# Newbie to Expat - Thinking about retiring in Portugual ?



## GLS6474 (Jan 24, 2011)

I live in the Midwest of the US and have all my life, I have travelled to Europe many times and love Germany and Poland...............I am thinking of retiring in Europe and have heard many good things about Portugal...............I am looking for feedback regarding that, what are the good and bad, what do I need to buy property, work part-time, etc. etc. ............since I am brand new to this, maybe there are certain places I need to start before diving into the Portugeese landscape..........any help from someone living in Portugal would be a great help.

Thanks,

AJL


----------



## nat21 (Oct 10, 2010)

GLS6474 said:


> I live in the Midwest of the US and have all my life, I have travelled to Europe many times and love Germany and Poland...............I am thinking of retiring in Europe and have heard many good things about Portugal...............I am looking for feedback regarding that, what are the good and bad, what do I need to buy property, work part-time, etc. etc. ............since I am brand new to this, maybe there are certain places I need to start before diving into the Portugeese landscape..........any help from someone living in Portugal would be a great help.
> 
> Thanks,
> 
> AJL


Hi AJL,

There is a forum for Portugal, it would be better to ask the question in that forums. Attaching the link here Portugal Expat Forum for Expats Living in Portugal - Expat Forum For Expats, For Moving Overseas And For Jobs Abroad

Good luck...


----------



## xabiaxica (Jun 23, 2009)

nat21 said:


> Hi AJL,
> 
> There is a forum for Portugal, it would be better to ask the question in that forums. Attaching the link here Portugal Expat Forum for Expats Living in Portugal - Expat Forum For Expats, For Moving Overseas And For Jobs Abroad
> 
> Good luck...


I've moved it


----------



## Paul in portugal (Nov 28, 2008)

xabiachica said:


> I've moved it


hope you have had some response, We have retired here and love it, we are in mid Portugal and you would be welcome to stay if you wish to visit this area. good luck Paul


----------



## Bevdeforges (Nov 16, 2007)

Have never dealt with Portuguese immigration, but as no one else has wandered by yet, I can give you some of the generalities of retiring in Europe.

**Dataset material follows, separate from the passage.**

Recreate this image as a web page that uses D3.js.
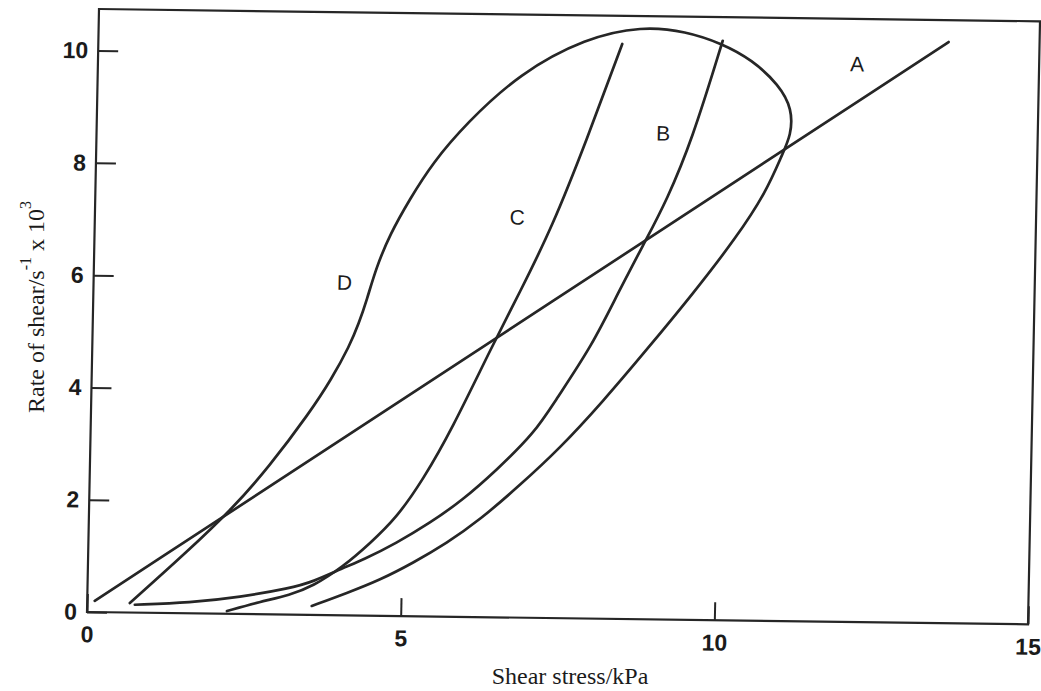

As US citizens, you will have to get some form of long-stay visa to be able to live anywhere in the EU. Your best source for information about this is the website for the Portuguese consulate in the US. (Most consulates have some sort of information on visas.)

In most countries I'm familiar with, to qualify for a "retirement" visa, you need to show that you have adequate resources (either pension or savings/investments) so that you won't need or be tempted to work on the local economy (not even part-time). They also often require retirees from outside the EU to show that they have private health insurance that is at least equal to what the national health care system pays for.
Cheers,
Bev


----------